++++ Source excerpt ++++
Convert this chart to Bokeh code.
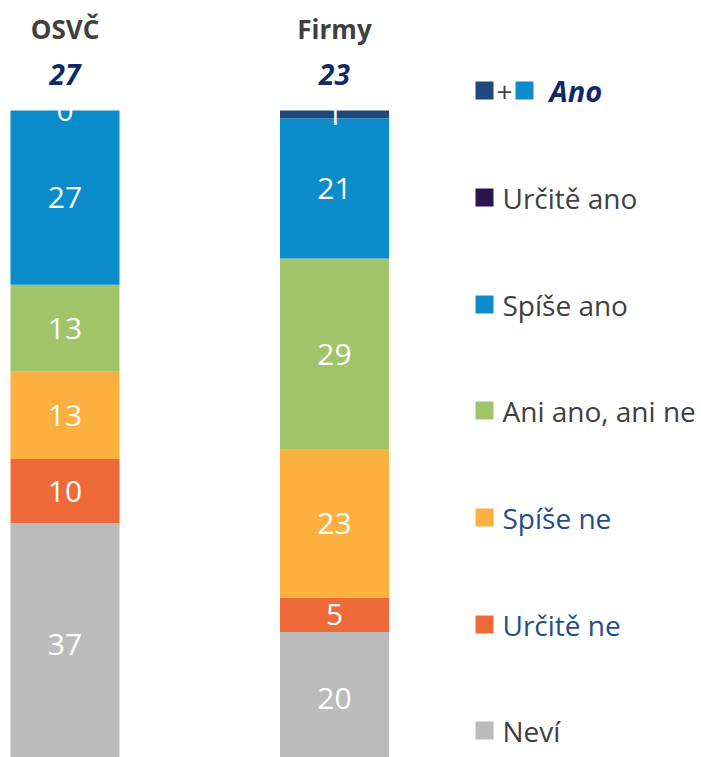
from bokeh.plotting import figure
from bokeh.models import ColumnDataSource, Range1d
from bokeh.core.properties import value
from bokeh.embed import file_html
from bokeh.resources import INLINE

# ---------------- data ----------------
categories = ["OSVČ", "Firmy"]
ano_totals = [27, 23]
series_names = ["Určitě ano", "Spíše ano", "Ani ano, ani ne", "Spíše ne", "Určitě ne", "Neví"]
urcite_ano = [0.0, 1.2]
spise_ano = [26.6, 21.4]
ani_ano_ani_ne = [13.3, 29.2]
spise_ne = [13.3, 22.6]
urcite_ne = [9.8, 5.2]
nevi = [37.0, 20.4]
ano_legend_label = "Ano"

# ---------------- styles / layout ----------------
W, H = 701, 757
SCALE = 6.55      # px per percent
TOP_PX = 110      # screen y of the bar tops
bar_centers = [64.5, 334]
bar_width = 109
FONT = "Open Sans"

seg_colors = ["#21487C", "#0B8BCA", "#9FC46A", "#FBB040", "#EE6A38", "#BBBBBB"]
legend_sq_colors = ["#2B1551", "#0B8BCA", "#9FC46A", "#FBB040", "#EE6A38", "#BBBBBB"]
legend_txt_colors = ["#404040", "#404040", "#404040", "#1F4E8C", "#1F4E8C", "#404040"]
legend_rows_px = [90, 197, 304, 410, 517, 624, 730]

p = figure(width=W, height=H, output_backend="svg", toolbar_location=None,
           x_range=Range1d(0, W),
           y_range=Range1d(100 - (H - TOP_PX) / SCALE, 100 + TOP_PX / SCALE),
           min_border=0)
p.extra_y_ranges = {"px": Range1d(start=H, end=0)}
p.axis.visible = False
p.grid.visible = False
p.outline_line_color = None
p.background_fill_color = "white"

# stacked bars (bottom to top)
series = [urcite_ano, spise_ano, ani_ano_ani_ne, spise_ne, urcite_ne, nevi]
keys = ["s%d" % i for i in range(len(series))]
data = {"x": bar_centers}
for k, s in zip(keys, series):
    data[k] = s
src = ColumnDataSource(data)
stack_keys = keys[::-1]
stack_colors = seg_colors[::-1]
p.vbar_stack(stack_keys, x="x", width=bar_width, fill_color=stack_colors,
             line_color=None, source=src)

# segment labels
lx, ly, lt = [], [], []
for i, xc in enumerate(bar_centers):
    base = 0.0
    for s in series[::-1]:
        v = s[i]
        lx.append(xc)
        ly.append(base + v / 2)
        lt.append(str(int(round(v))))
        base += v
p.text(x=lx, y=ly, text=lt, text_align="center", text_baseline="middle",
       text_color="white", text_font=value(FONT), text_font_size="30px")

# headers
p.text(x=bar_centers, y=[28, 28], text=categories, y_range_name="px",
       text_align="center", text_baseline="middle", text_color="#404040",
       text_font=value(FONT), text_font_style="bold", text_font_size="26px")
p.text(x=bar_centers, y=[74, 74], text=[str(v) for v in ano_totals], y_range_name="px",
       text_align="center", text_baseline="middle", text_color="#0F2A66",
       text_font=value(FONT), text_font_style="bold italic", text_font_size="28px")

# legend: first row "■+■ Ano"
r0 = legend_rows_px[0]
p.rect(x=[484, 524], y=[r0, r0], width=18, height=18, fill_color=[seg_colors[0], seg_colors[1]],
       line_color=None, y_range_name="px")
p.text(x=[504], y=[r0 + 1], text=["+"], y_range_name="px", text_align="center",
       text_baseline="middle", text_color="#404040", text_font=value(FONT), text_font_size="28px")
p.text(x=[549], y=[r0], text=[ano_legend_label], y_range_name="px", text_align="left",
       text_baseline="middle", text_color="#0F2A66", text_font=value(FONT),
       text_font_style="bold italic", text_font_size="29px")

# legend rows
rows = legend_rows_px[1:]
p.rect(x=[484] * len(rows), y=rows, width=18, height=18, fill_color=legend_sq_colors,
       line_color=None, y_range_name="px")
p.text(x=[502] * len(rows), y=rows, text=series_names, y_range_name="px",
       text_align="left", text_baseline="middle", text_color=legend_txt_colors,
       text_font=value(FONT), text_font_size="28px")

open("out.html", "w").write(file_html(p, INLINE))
++++
_Required work:_
Pictures are excluded; extract exactly the lines from the start of the data through the line that holds "from bokeh.resources import INLINE", both ends included.

_Response to the exercise:_
Convert this chart to Bokeh code.
from bokeh.plotting import figure
from bokeh.models import ColumnDataSource, Range1d
from bokeh.core.properties import value
from bokeh.embed import file_html
from bokeh.resources import INLINE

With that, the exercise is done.